§ **SET TASK**
Return only the lines from the top of the data down to the one that holds "(origin) at (10,175);", both included, without any pictures.

§ **RECORDED DATA**
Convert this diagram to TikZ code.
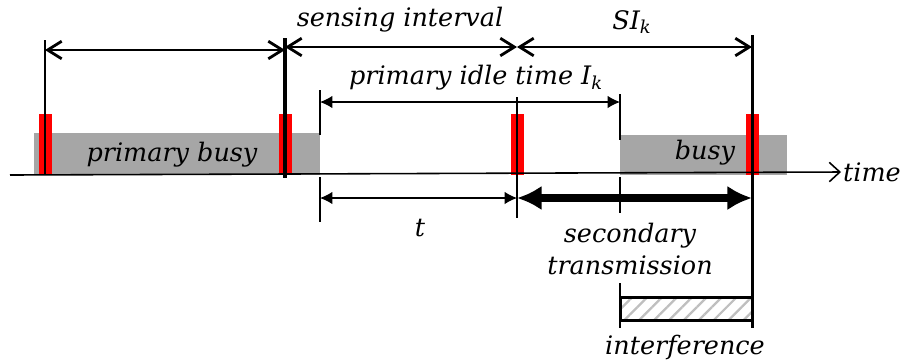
\documentclass[tikz,border=0pt]{standalone}
\usepackage{fontspec}
\setmainfont{DejaVu Serif}
\usetikzlibrary{arrows.meta,patterns.meta}
\begin{document}
\begin{tikzpicture}[
    x=0.02cm, y=-0.02cm,
    lbl/.style={font=\fontsize{14.5}{18.7}\selectfont\itshape, inner sep=1pt},
    busy/.style={fill=black!35},
    pulse/.style={fill=red},
    vline/.style={line width=#1},
    dim/.style={{Straight Barb[length=8pt,width=10pt]}-{Straight Barb[length=8pt,width=10pt]}, line width=1.6pt},
    span/.style={{Latex[length=7pt,width=7pt]}-{Latex[length=7pt,width=7pt]}, line width=0.6pt},
    txarrow/.style={{Latex[length=14pt,width=14pt]}-{Latex[length=14pt,width=14pt]}, line width=4.5pt}
]
    \useasboundingbox (0,0) rectangle (909,363);

    % Points de mesure
    \coordinate (a0) at (45,50);
    \coordinate (a1) at (285,50);
    \coordinate (b1) at (285,47);
    \coordinate (b2) at (517,47);
    \coordinate (b3) at (752,47);
    \coordinate (c0) at (320,102);
    \coordinate (c1) at (620,102);
    \coordinate (d0) at (320,198);
    \coordinate (d1) at (517,198);
    \coordinate (d2) at (752,198);
    \coordinate (origin) at (10,175);

    % Périodes occupées et impulsions
    \fill[busy] (34,133) rectangle (320,175);
    \fill[busy] (620,135) rectangle (787,175);
    \foreach \x in {45,285,517,752}
        \fill[pulse] (\x-6.5,114) rectangle (\x+6.5,175);

    % Textes
    \node[lbl] (pbusy) at (172,155) {primary busy};
    \node[lbl] (sbusy) at (705,153) {busy};
    \node[lbl, anchor=west] (time) at (841,172) {time};
    \node[lbl] (sensing) at (400,20) {sensing interval};
    \node[lbl] (si) at (632,22) {SI\textsubscript{k}};
    \node[lbl] (idle) at (476,78) {primary idle time I\textsubscript{k}};
    \node[lbl] (tlen) at (420,228) {t};
    \node[lbl, align=center] (sec) at (630,249) {secondary\\transmission};
    \node[lbl] (intf) at (685,347) {interference};

    % Axe du temps
    \draw[line width=0.9pt, -{Straight Barb[length=6pt,width=11pt]}] (origin) -- (time.west);

    % Traits verticaux
    \draw[vline=1.7pt] (45,40) -- (45,175);
    \draw[vline=1.8pt] (285,38) -- (285,178);
    \draw[vline=1.3pt] (517,97) -- (517,218);
    \draw[vline=1.7pt] (752,35) -- (752,328);
    \draw[vline=1.2pt] (320,90) -- (320,135) (320,177) -- (320,222);
    \draw[vline=1.2pt] (620,94) -- (620,140) (620,177) -- (620,213) (620,283) -- (620,328);

    % Intervalles
    \draw[dim] (a0) -- (a1);
    \draw[dim] (b1) -- (b2);
    \draw[dim] (b2) -- (b3);
    \draw[span] (c0) -- (c1);
    \draw[span] (d0) -- (d1);
    \draw[txarrow] (d1) -- (d2);

    % Interférence
    \draw[line width=1.7pt, pattern={Lines[angle=45,distance=6pt,line width=1.3pt]}, pattern color=black!25]
        (620,297) rectangle (752,320);

\end{tikzpicture}
\end{document}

§ **ANSWER FOR THIS EXERCISE**
Convert this diagram to TikZ code.
\documentclass[tikz,border=0pt]{standalone}
\usepackage{fontspec}
\setmainfont{DejaVu Serif}
\usetikzlibrary{arrows.meta,patterns.meta}
\begin{document}
\begin{tikzpicture}[
    x=0.02cm, y=-0.02cm,
    lbl/.style={font=\fontsize{14.5}{18.7}\selectfont\itshape, inner sep=1pt},
    busy/.style={fill=black!35},
    pulse/.style={fill=red},
    vline/.style={line width=#1},
    dim/.style={{Straight Barb[length=8pt,width=10pt]}-{Straight Barb[length=8pt,width=10pt]}, line width=1.6pt},
    span/.style={{Latex[length=7pt,width=7pt]}-{Latex[length=7pt,width=7pt]}, line width=0.6pt},
    txarrow/.style={{Latex[length=14pt,width=14pt]}-{Latex[length=14pt,width=14pt]}, line width=4.5pt}
]
    \useasboundingbox (0,0) rectangle (909,363);

    % Points de mesure
    \coordinate (a0) at (45,50);
    \coordinate (a1) at (285,50);
    \coordinate (b1) at (285,47);
    \coordinate (b2) at (517,47);
    \coordinate (b3) at (752,47);
    \coordinate (c0) at (320,102);
    \coordinate (c1) at (620,102);
    \coordinate (d0) at (320,198);
    \coordinate (d1) at (517,198);
    \coordinate (d2) at (752,198);
    \coordinate (origin) at (10,175);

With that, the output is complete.